Car la lecture apporte une foule de bénéfices, particulièrement pour des jeunes qui ont des ambitions scolaires. C’est un loisir qui, à long terme, permet de développer des capacités de lecture supérieures, prédispose aux études universitaires et permet de se déposer dans un espace de concentration apaisée.

Créer des contextes invitants et variés

« La lecture, ce n’est pas que les classiques. Toutes les formes de littérature peuvent donner le goût à la lecture. Il faut leur donner l’occasion de découvrir autre chose, hors des corpus des cours de littérature, en leur parlant de livres et du plaisir de lire », a souligné le conférencier.

Pour encourager la lecture au cégep, Charles Prémont a aussi suggéré de créer des contextes invitants et diversifiés pour la lecture, afin de démocratiser ce plaisir dans le monde collégial. Il a notamment parlé de lieux informels et accueillants où il ferait bon lire au cégep, et pas nécessairement entre les murs des bibliothèques.

Pour renouveler la représentation de la lecture chez leurs étudiants, les enseignants pourraient aussi les inviter à lire un roman commun pendant la session, créer des temps de lecture collectifs pendant les pauses ou encore leur présenter des stratégies pour amorcer une habitude de lecture, comme le fait de lire 15 minutes avant de se coucher. Bref, parler lecture, d’une manière personnelle et dans une ambiance décontractée et ludique.

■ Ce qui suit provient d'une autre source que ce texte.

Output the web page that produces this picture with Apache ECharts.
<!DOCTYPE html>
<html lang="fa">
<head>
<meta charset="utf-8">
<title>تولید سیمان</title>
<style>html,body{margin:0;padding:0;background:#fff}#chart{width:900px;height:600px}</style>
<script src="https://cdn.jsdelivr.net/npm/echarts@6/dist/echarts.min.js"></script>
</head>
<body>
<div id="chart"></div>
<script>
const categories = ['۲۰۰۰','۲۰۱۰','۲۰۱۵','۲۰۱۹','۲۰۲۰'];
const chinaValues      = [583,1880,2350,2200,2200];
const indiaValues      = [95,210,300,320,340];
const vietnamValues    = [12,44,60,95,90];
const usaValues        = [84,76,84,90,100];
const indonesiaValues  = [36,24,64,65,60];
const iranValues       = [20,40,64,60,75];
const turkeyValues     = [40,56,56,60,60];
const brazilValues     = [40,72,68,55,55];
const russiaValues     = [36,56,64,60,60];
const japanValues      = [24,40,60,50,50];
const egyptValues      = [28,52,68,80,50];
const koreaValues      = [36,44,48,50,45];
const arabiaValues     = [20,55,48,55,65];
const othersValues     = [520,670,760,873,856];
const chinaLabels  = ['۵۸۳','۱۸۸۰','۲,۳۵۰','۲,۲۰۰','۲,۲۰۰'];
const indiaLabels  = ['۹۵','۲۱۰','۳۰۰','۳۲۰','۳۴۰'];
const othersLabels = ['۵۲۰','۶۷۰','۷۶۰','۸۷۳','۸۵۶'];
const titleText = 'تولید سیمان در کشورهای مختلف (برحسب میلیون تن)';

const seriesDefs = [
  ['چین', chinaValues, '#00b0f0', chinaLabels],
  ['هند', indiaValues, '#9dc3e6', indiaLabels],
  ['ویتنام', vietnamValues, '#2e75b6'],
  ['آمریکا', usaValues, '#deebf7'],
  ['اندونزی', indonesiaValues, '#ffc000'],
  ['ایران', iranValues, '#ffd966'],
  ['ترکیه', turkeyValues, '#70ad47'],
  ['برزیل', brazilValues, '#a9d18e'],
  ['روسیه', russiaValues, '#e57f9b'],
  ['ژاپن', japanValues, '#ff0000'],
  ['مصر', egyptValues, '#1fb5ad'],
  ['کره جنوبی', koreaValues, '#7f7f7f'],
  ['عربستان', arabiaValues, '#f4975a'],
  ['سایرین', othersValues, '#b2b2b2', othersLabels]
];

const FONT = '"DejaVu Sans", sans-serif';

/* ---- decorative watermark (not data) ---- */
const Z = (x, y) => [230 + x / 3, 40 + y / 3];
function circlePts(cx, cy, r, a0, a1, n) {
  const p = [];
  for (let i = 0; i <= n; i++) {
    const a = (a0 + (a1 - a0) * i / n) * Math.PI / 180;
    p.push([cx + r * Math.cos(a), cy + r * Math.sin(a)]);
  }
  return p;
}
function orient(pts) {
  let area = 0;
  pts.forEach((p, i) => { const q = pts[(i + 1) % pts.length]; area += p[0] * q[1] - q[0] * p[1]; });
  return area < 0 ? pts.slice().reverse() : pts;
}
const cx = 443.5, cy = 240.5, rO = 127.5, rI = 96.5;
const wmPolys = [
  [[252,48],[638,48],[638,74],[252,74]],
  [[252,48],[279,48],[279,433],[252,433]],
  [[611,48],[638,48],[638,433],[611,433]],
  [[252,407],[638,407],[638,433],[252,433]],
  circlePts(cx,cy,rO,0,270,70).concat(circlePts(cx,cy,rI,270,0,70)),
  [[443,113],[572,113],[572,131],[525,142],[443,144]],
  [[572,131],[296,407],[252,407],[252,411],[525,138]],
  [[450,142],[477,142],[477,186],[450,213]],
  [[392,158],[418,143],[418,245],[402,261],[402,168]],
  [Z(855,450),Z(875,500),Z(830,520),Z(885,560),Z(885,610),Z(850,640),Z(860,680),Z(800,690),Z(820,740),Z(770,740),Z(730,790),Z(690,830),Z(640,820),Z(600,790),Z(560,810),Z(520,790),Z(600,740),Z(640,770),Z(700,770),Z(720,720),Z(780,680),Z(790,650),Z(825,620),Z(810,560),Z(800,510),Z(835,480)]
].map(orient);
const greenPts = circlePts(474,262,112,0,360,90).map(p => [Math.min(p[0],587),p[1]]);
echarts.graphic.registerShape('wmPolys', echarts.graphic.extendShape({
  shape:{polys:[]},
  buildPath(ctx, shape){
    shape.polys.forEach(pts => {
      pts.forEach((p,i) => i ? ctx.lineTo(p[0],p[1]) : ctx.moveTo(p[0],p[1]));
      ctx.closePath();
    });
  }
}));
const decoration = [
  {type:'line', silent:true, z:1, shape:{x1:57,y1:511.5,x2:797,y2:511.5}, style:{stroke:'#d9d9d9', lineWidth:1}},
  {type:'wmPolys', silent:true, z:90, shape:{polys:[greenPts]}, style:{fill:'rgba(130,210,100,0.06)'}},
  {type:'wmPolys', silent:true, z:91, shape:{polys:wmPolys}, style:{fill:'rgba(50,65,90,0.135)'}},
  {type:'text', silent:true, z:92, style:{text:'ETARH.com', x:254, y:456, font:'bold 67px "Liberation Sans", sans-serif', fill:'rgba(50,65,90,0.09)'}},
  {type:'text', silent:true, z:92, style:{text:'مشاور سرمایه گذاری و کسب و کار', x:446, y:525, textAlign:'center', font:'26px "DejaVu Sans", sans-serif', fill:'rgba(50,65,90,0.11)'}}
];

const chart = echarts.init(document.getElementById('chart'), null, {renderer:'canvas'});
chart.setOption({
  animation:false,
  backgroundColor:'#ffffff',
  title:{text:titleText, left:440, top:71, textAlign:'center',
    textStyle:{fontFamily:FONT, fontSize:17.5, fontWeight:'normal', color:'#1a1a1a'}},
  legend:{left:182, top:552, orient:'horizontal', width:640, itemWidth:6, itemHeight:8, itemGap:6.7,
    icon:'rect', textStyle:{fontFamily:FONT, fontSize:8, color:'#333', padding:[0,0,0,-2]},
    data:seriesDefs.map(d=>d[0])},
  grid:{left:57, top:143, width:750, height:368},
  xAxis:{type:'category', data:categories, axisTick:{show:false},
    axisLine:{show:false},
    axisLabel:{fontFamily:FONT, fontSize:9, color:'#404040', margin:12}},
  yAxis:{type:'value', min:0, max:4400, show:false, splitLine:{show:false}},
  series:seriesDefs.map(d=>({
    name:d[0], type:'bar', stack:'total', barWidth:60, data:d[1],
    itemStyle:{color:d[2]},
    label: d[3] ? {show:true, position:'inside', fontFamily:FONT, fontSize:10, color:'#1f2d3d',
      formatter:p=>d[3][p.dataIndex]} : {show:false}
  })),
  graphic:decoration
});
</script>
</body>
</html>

« Nos années au collégial sont importantes. Tout le monde se souvient de ses années de cégep. Tout le monde en garde un beau souvenir. On découvre le monde, la liberté. Si on pouvait découvrir la lecture en même temps, ce serait d’autant plus extraordinaire », conclut-il, rappelant que « la lecture, c’est un projet de société, et que chaque petit pas qu’on fait ensemble est super important ».